By Andrew Cline on 9.9.09 @ 6:07AM
The real lesson from Obama's school speech.
Many American children did not see President Obama's live address
to school kids yesterday, not for political reasons, but for
practical ones. There's a lesson in that outcome, but for the
president as much as for the kids. Alas, he's unlikely to learn
it.
Here in New Hampshire, America's Ground Zero for presidential
politics, the state's largest school district did not show the
president's address. Initially, Manchester's school
superintendent told principals they could show it if they wanted
to. But then he reviewed the school system's policy on guest
speakers. Turns out the schools would need to have written
permission from parents before allowing the speech to be viewed
in class. There wasn't enough time to get all that done by
Tuesday, so the superintendent nixed the speech.

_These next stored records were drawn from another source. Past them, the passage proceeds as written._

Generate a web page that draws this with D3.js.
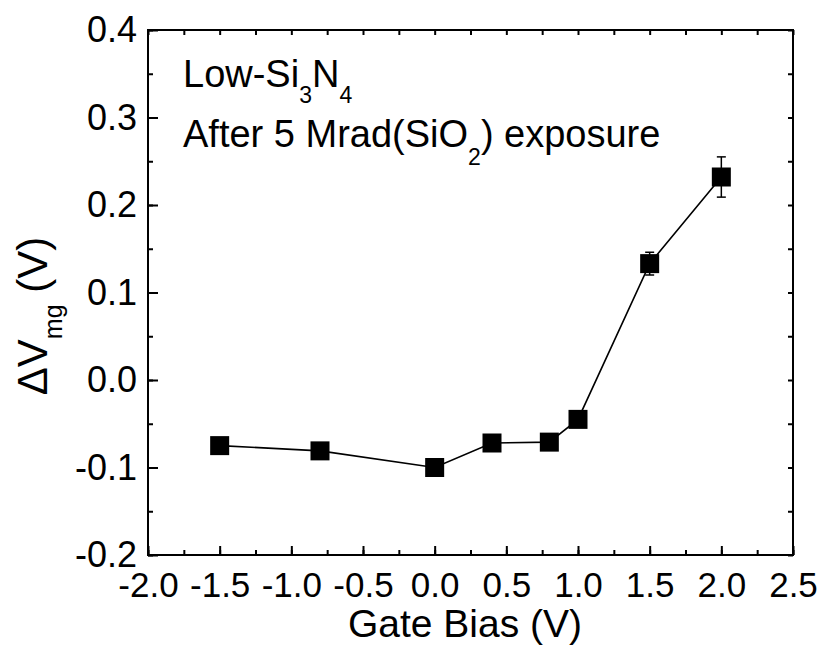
<!DOCTYPE html>
<html>
<head>
<meta charset="utf-8">
<script src="https://cdn.jsdelivr.net/npm/d3@7"></script>
<style>
  body { margin: 0; background: #fff; }
  text { font-family: "Liberation Sans", Arial, sans-serif; fill: #000; }
</style>
</head>
<body>
<script>
// data
var gateBias = [-1.5, -0.8, 0.0, 0.4, 0.8, 1.0, 1.5, 2.0];
var deltaVmg = [-0.075, -0.081, -0.100, -0.072, -0.071, -0.045, 0.133, 0.232];
var errBar = [0, 0, 0, 0, 0, 0, 0.013, 0.023];

var xTicks = [-2.0, -1.5, -1.0, -0.5, 0.0, 0.5, 1.0, 1.5, 2.0, 2.5];
var yTicks = [-0.2, -0.1, 0.0, 0.1, 0.2, 0.3, 0.4];

var width = 822, height = 657;
var pL = 148, pR = 793, pT = 30, pB = 555; // plot frame

var svg = d3.select("body").append("svg")
    .attr("width", width)
    .attr("height", height);

var x = d3.scaleLinear().domain([-2.0, 2.5]).range([pL, pR]);
var y = d3.scaleLinear().domain([-0.2, 0.4]).range([pB, pT]);

var fmt = function(d){ return d.toFixed(1); };

// minor tick positions
var xMinor = d3.range(-2.0, 2.5001, 0.25);
var yMinor = d3.range(-0.2, 0.4001, 0.05);

function plain(g){
    g.select(".domain").remove();
    g.selectAll("line").attr("stroke-width", 2);
}

// bottom axis: labels + major ticks
var gx = svg.append("g")
    .attr("transform", "translate(0," + pB + ")")
    .call(d3.axisBottom(x).tickValues(xTicks).tickFormat(fmt).tickSize(-9).tickPadding(17))
    .call(plain);
gx.selectAll("text").attr("font-size", 35);

// bottom minor ticks
svg.append("g")
    .attr("transform", "translate(0," + pB + ")")
    .call(d3.axisBottom(x).tickValues(xMinor).tickFormat("").tickSize(-5))
    .call(plain);

// top ticks (all short)
svg.append("g")
    .attr("transform", "translate(0," + pT + ")")
    .call(d3.axisTop(x).tickValues(xMinor).tickFormat("").tickSize(-5))
    .call(plain);

// left axis
var gy = svg.append("g")
    .attr("transform", "translate(" + pL + ",0)")
    .call(d3.axisLeft(y).tickValues(yTicks).tickFormat(fmt).tickSize(-10).tickPadding(11))
    .call(plain);
gy.selectAll("text").attr("font-size", 36);

svg.append("g")
    .attr("transform", "translate(" + pL + ",0)")
    .call(d3.axisLeft(y).tickValues(yMinor).tickFormat("").tickSize(-5))
    .call(plain);

// right ticks (all short)
svg.append("g")
    .attr("transform", "translate(" + pR + ",0)")
    .call(d3.axisRight(y).tickValues(yMinor).tickFormat("").tickSize(-5))
    .call(plain);

// frame
svg.append("rect")
    .attr("x", pL).attr("y", pT)
    .attr("width", pR - pL).attr("height", pB - pT)
    .attr("fill", "none").attr("stroke", "#000").attr("stroke-width", 2);

var pts = gateBias.map(function(d, i){ return {x: d, y: deltaVmg[i], e: errBar[i]}; });

// connecting line
var line = d3.line().x(function(d){ return x(d.x); }).y(function(d){ return y(d.y); });
svg.append("path")
    .datum(pts)
    .attr("d", line)
    .attr("fill", "none")
    .attr("stroke", "#000")
    .attr("stroke-width", 1.6);

// error bars
var eb = svg.append("g").selectAll("g")
    .data(pts.filter(function(d){ return d.e > 0; }))
    .enter().append("g")
    .attr("stroke", "#000").attr("stroke-width", 1.5);
eb.append("line")
    .attr("x1", function(d){ return x(d.x); }).attr("x2", function(d){ return x(d.x); })
    .attr("y1", function(d){ return y(d.y + d.e); }).attr("y2", function(d){ return y(d.y - d.e); });
eb.append("line")
    .attr("x1", function(d){ return x(d.x) - 4.5; }).attr("x2", function(d){ return x(d.x) + 4.5; })
    .attr("y1", function(d){ return y(d.y + d.e); }).attr("y2", function(d){ return y(d.y + d.e); });
eb.append("line")
    .attr("x1", function(d){ return x(d.x) - 4.5; }).attr("x2", function(d){ return x(d.x) + 4.5; })
    .attr("y1", function(d){ return y(d.y - d.e); }).attr("y2", function(d){ return y(d.y - d.e); });

// square markers
var sq = 19;
svg.append("g").selectAll("rect")
    .data(pts)
    .enter().append("rect")
    .attr("x", function(d){ return x(d.x) - sq / 2; })
    .attr("y", function(d){ return y(d.y) - sq / 2; })
    .attr("width", sq).attr("height", sq)
    .attr("fill", "#000");

// x title
svg.append("text")
    .attr("x", 465).attr("y", 637)
    .attr("text-anchor", "middle")
    .attr("font-size", 39)
    .text("Gate Bias (V)");

// y title
var yt = svg.append("text")
    .attr("transform", "translate(47,316) rotate(-90)")
    .attr("text-anchor", "middle")
    .attr("font-size", 42);
yt.append("tspan").text("\u0394V");
yt.append("tspan").attr("font-size", 25).attr("dy", 15).text("mg");
yt.append("tspan").attr("dy", -15).text(" (V)");

// annotation
var t1 = svg.append("text").attr("x", 183).attr("y", 87).attr("font-size", 38);
t1.append("tspan").text("Low-Si");
t1.append("tspan").attr("font-size", 23).attr("dy", 16).text("3");
t1.append("tspan").attr("dy", -16).text("N");
t1.append("tspan").attr("font-size", 23).attr("dy", 16).text("4");

var t2 = svg.append("text").attr("x", 183).attr("y", 147).attr("font-size", 38);
t2.append("tspan").text("After 5 Mrad(SiO");
t2.append("tspan").attr("font-size", 23).attr("dy", 18).text("2");
t2.append("tspan").attr("dy", -18).text(") exposure");
</script>
</body>
</html>
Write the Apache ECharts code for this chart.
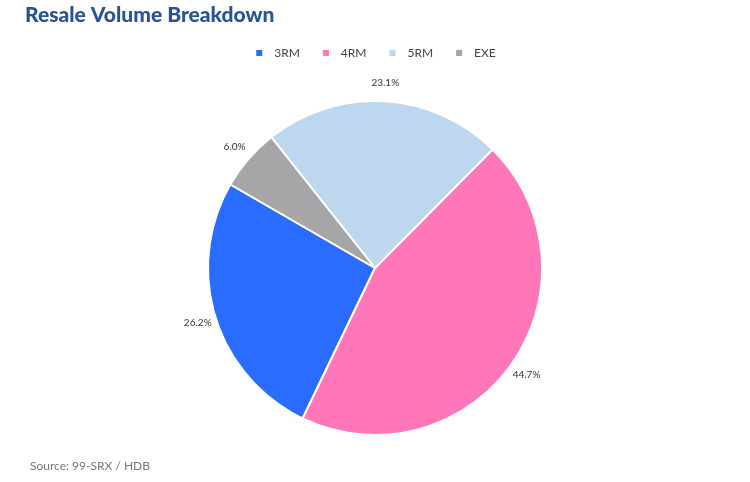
<!DOCTYPE html>
<html lang="en">

<head>
  <meta charset="UTF-8">
  <title>Resale Volume Breakdown</title>
  <script src="https://cdn.jsdelivr.net/npm/echarts@6/dist/echarts.min.js"></script>
</head>

<body style="margin: 0; background: #fff;">
  <div id="chart" style="width: 750px;height: 482px;"></div>
  <script>
    // data
    const categories = ['3RM', '4RM', '5RM', 'EXE']
    const shares = [26.2, 44.7, 23.1, 6.0]
    const colors = ['#2a6cff', '#ff77b9', '#bdd7ee', '#a6a6a8']

    const myChart = echarts.init(document.getElementById('chart'))

    const pieData = categories.map((name, i) => ({ name, value: shares[i] }))

    const option = {
      color: colors,
      title: [
        {
          text: 'Resale Volume Breakdown',
          left: 20,
          top: 0,
          textStyle: { fontFamily: 'Lato', fontWeight: 900, fontSize: 21, color: '#27529c' }
        },
        {
          text: 'Source: 99-SRX / HDB',
          left: 25,
          top: 455,
          textStyle: { fontFamily: 'Lato', fontWeight: 'normal', fontSize: 12, color: '#777' }
        }
      ],
      legend: {
        top: 42,
        left: 'center',
        itemWidth: 8,
        itemHeight: 8,
        itemGap: 21,
        icon: 'rect',
        textStyle: { fontFamily: 'Lato', fontSize: 12, color: '#444', padding: [0, 0, 0, 6] }
      },
      series: [
        {
          type: 'pie',
          center: [375, 268],
          radius: 167,
          startAngle: 150,
          clockwise: false,
          label: { show: false },
          labelLine: { show: false },
          itemStyle: { borderColor: '#fff', borderWidth: 2 },
          emphasis: { disabled: true },
          data: pieData
        },
        // transparent ring, only to place the % labels centred just outside the pie
        {
          type: 'pie',
          center: [375, 268],
          radius: [167, 198],
          startAngle: 150,
          clockwise: false,
          silent: true,
          itemStyle: { color: 'rgba(0,0,0,0)' },
          label: {
            show: true,
            position: 'inside',
            fontFamily: 'Lato',
            fontSize: 10,
            color: '#333',
            formatter: p => p.value.toFixed(1) + '%'
          },
          labelLine: { show: false },
          emphasis: { disabled: true },
          data: pieData
        }
      ]
    }

    myChart.setOption(option)
  </script>
</body>

</html>
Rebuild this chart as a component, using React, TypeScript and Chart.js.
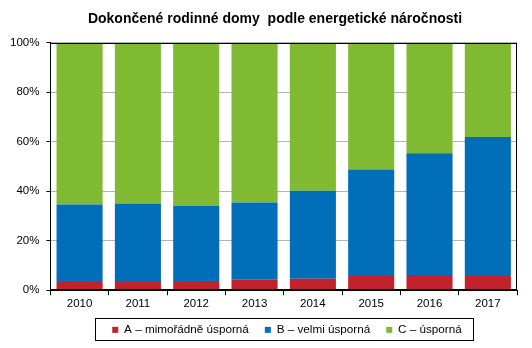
import React, { useEffect, useRef } from "react";
import { Chart, registerables } from "chart.js";

Chart.register(...registerables);

const years = ["2010", "2011", "2012", "2013", "2014", "2015", "2016", "2017"];
const seriesA = [3.7, 3.3, 3.7, 4.2, 4.6, 5.7, 6.1, 5.7];
const seriesB = [30.9, 31.7, 30.4, 31.2, 35.6, 43.1, 49.3, 56.2];
const seriesC = [65.4, 65.0, 65.9, 64.6, 59.8, 51.2, 44.6, 38.1];
const seriesNames = ["A – mimořádně úsporná", "B – velmi úsporná", "C – úsporná"];
const titleText = "Dokončené rodinné domy  podle energetické náročnosti";

const FONT = "'Liberation Sans', Arial, sans-serif";

const borderPlugin = {
  id: "borderPlugin",
  afterLayout(chart: any) {
    const lg = chart.legend;
    if (lg) {
      lg.top -= 5;
      lg.bottom -= 5;
      lg.left += 27;
      lg.right += 27;
    }
    const tt = chart.titleBlock;
    if (tt) {
      tt.left += 15;
      tt.right += 15;
    }
  },
  afterDraw(chart: any) {
    const ctx = chart.ctx;
    const a = chart.chartArea;
    ctx.save();
    ctx.strokeStyle = "#000";
    ctx.lineWidth = 1;
    const l = Math.round(a.left) + 0.5;
    const t = Math.round(a.top) + 0.5;
    const r = Math.round(a.right) - 0.5;
    const b = Math.round(a.bottom) - 0.5;
    ctx.strokeRect(l, t, r - l, b - t);
    const lg = chart.legend;
    if (lg && lg.legendHitBoxes && lg.legendHitBoxes.length) {
      let minX = Infinity, maxX = -Infinity, minY = Infinity, maxY = -Infinity;
      lg.legendHitBoxes.forEach((h: any) => {
        minX = Math.min(minX, h.left);
        maxX = Math.max(maxX, h.left + h.width);
        minY = Math.min(minY, h.top);
        maxY = Math.max(maxY, h.top + h.height);
      });
      const x0 = Math.round(minX - 17) + 0.5;
      const x1 = Math.round(maxX + 11) + 0.5;
      const y0 = Math.round(minY - 6) + 0.5;
      const y1 = Math.round(maxY + 4) + 0.5;
      ctx.strokeRect(x0, y0, x1 - x0, y1 - y0);
    }
    ctx.restore();
  },
};

export default function App() {
  const ref = useRef<HTMLCanvasElement | null>(null);
  useEffect(() => {
    document.body.style.margin = "0";
    const canvas = ref.current;
    if (!canvas) return;
    const chart = new Chart(canvas, {
      type: "bar",
      data: {
        labels: years,
        datasets: [
          { label: seriesNames[0], data: seriesA, backgroundColor: "#C1222B" },
          { label: seriesNames[1], data: seriesB, backgroundColor: "#006EB9" },
          { label: seriesNames[2], data: seriesC, backgroundColor: "#80B932" },
        ],
      },
      options: {
        responsive: false,
        animation: false,
        devicePixelRatio: 1,
        layout: { padding: { left: 3, right: 15, top: 0, bottom: 0 } },
        datasets: { bar: { categoryPercentage: 1, barPercentage: 0.79 } } as any,
        plugins: {
          title: {
            display: true,
            text: titleText,
            color: "#000",
            font: { family: FONT, size: 14, weight: "bold" },
            padding: { top: 11, bottom: 15 },
          },
          legend: {
            position: "bottom",
            maxHeight: 35,
            labels: {
              color: "#000",
              font: { family: FONT, size: 11.7 },
              boxWidth: 6,
              boxHeight: 6,
              padding: 16,
            },
          },
          tooltip: { enabled: false },
        },
        scales: {
          x: {
            stacked: true,
            grid: {
              display: true,
              drawOnChartArea: false,
              offset: true,
              tickLength: 5,
              tickColor: "#000",
              color: "#000",
            },
            border: { color: "#000" },
            ticks: { color: "#000", font: { family: FONT, size: 11.5 }, padding: 2 },
          },
          y: {
            stacked: true,
            min: 0,
            max: 100,
            grid: { color: "#B4B4B4", tickLength: 4, tickColor: "#000" },
            border: { color: "#000" },
            ticks: {
              stepSize: 20,
              color: "#000",
              padding: 7,
              font: { family: FONT, size: 11.5 },
              callback: (v: any) => v + "%",
            },
          },
        },
      },
      plugins: [borderPlugin],
    });
    return () => chart.destroy();
  }, []);
  return (
    <div style={{ width: 532, height: 348, background: "#fff" }}>
      <canvas ref={ref} width={532} height={348} style={{ display: "block" }} />
    </div>
  );
}
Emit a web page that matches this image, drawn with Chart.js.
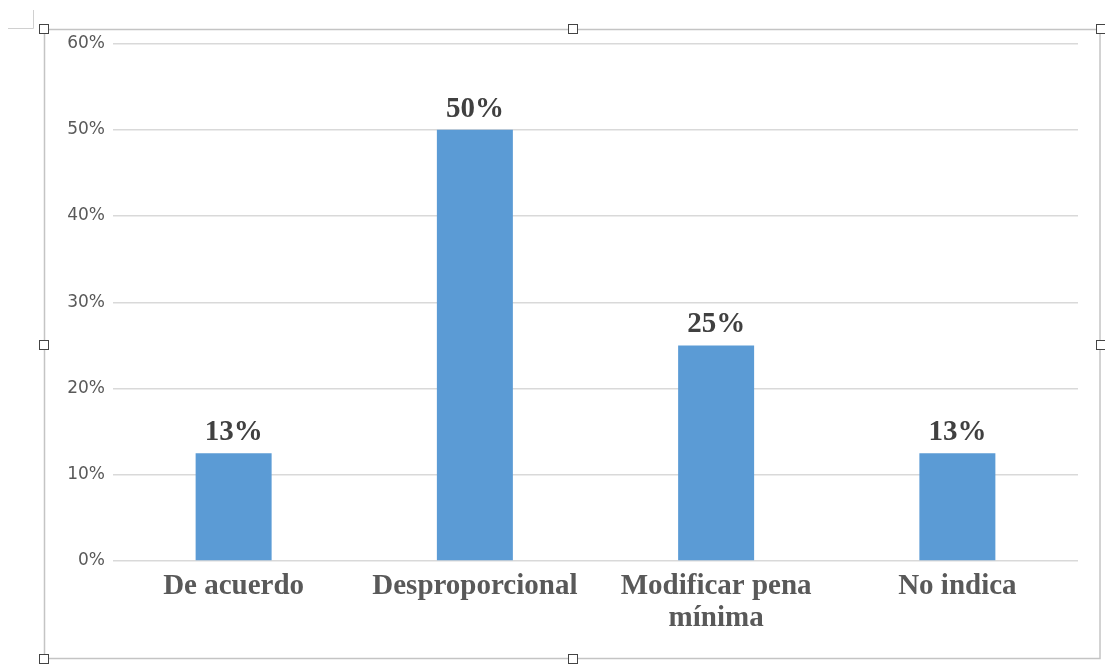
<!DOCTYPE html>
<html>
<head>
<meta charset="utf-8">
<script src="https://cdn.jsdelivr.net/npm/chart.js@4.4.1/dist/chart.umd.min.js"></script>
<style>
  html, body { margin: 0; padding: 0; background: #ffffff; }
  #wrap { width: 1105px; height: 665px; position: relative; }
</style>
</head>
<body>
<div id="wrap"><canvas id="c" width="1105" height="665"></canvas></div>
<script>
const categories = ['De acuerdo', 'Desproporcional', ['Modificar pena', 'mínima'], 'No indica'];
const values = [12.5, 50, 25, 12.5];
const valueLabels = ['13%', '50%', '25%', '13%'];
const yTickValues = [0, 10, 20, 30, 40, 50, 60];

const frameDecor = {
  id: 'frameDecor',
  afterDraw(chart) {
    const ctx = chart.ctx;
    ctx.save();
    // corner mark top-left
    ctx.strokeStyle = '#d0d0d0';
    ctx.lineWidth = 1;
    ctx.beginPath();
    ctx.moveTo(33.5, 10); ctx.lineTo(33.5, 28.5); ctx.lineTo(8, 28.5);
    ctx.stroke();
    // frame
    ctx.strokeStyle = '#c4c4c4';
    ctx.lineWidth = 1.5;
    ctx.strokeRect(44.5, 29.5, 1055.5, 629);
    // handles
    const hs = [[44, 29], [573, 29], [1101, 29], [44, 345], [1101, 345], [44, 659], [573, 659]];
    hs.forEach(([x, y]) => {
      ctx.fillStyle = '#ffffff';
      ctx.fillRect(x - 5, y - 5, 10, 10);
      ctx.strokeStyle = '#444444';
      ctx.lineWidth = 1;
      ctx.strokeRect(x - 4.5, y - 4.5, 9, 9);
    });
    ctx.restore();
  }
};

const valueLabelPlugin = {
  id: 'valueLabelPlugin',
  afterDatasetsDraw(chart) {
    const ctx = chart.ctx;
    const meta = chart.getDatasetMeta(0);
    ctx.save();
    ctx.font = 'bold 29px "Liberation Serif", "Times New Roman", serif';
    ctx.fillStyle = '#404040';
    ctx.textAlign = 'center';
    ctx.textBaseline = 'alphabetic';
    meta.data.forEach((bar, i) => {
      ctx.fillText(valueLabels[i], bar.x, bar.y - 13);
    });
    ctx.restore();
  }
};

new Chart(document.getElementById('c'), {
  type: 'bar',
  data: {
    labels: categories,
    datasets: [{
      data: values,
      backgroundColor: '#5B9BD5',
      borderWidth: 0,
      categoryPercentage: 1,
      barPercentage: 0.315
    }]
  },
  options: {
    responsive: false,
    animation: false,
    devicePixelRatio: 1,
    layout: { padding: { top: 43.5, right: 27, bottom: 0, left: 0 } },
    plugins: {
      legend: { display: false },
      tooltip: { enabled: false }
    },
    scales: {
      x: {
        grid: { display: false, drawTicks: false },
        border: { display: false },
        ticks: {
          autoSkip: false,
          maxRotation: 0,
          minRotation: 0,
          padding: 10,
          color: '#595959',
          font: { family: '"Liberation Serif", "Times New Roman", serif', size: 29, weight: 'bold', lineHeight: 1.1 }
        },
        afterFit(scale) { scale.height = 104; }
      },
      y: {
        min: 0,
        max: 60,
        afterBuildTicks(scale) { scale.ticks = yTickValues.map(v => ({ value: v })); },
        grid: { color: '#d9d9d9', lineWidth: 1.5, drawTicks: false },
        border: { display: false },
        ticks: {
          padding: 8,
          color: '#595959',
          font: { family: '"DejaVu Sans", sans-serif', size: 17 },
          callback: v => v + '%'
        },
        afterFit(scale) { scale.width = 113; }
      }
    }
  },
  plugins: [frameDecor, valueLabelPlugin]
});
</script>
</body>
</html>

One high-ranking administrator, who is a Democrat, told me he
wanted to show the speech, but even if he had been able to, it
ate into class time and he's "got to focus on instructional
activities."
When Democratic school administrators say that keeping the kids
focused on their school work is more important than showing them
a video of the president telling them to focus on their school
work, it ought to be clear that this televised address wasn't
thoroughly thought-out.
In Medford, Mass., the superintendent screened the speech first
before deciding whether to let social studies teachers use it in
class. In Florida, the superintendent of the Collier County
School District wrote to his staff, "I have concluded that due to
the logistics of making a Webcast available during that time of
the school day, we will not be showing this address in Collier
County School District classrooms or campuses."
Across the country, many districts and individual schools
couldn't get the speech aired live for procedural or logistical
reasons. That ought to sound familiar by now. It's exactly the
same problem that has plagued every major Obama initiative from
the stimulus bill through "cash for clunkers" to health care
reform.
Obama is full of ideas that sounds great in theory. Stimulate the
economy! Reform health care! Give a live pep-talk to America's
students! But in practice they've all broken down upon
implementation.
The stimulus bill was rushed into law, but the government
couldn't get the money out quickly enough for it to boost the
economy in the spring. It will take another year before most of
the money is spent.
"Cash for clunkers" was supposed to be an easy way to improve
fuel efficiency and stimulate the economy. But economists say it
didn't stimulate demand as much as shift it. People who were
going to buy cars later went ahead and bought them this summer.
The public cost was astronomical, the benefit tiny, and billions
of dollars' worth of functional automobiles -- a form of wealth
-- were destroyed. And the implementation was a nightmare.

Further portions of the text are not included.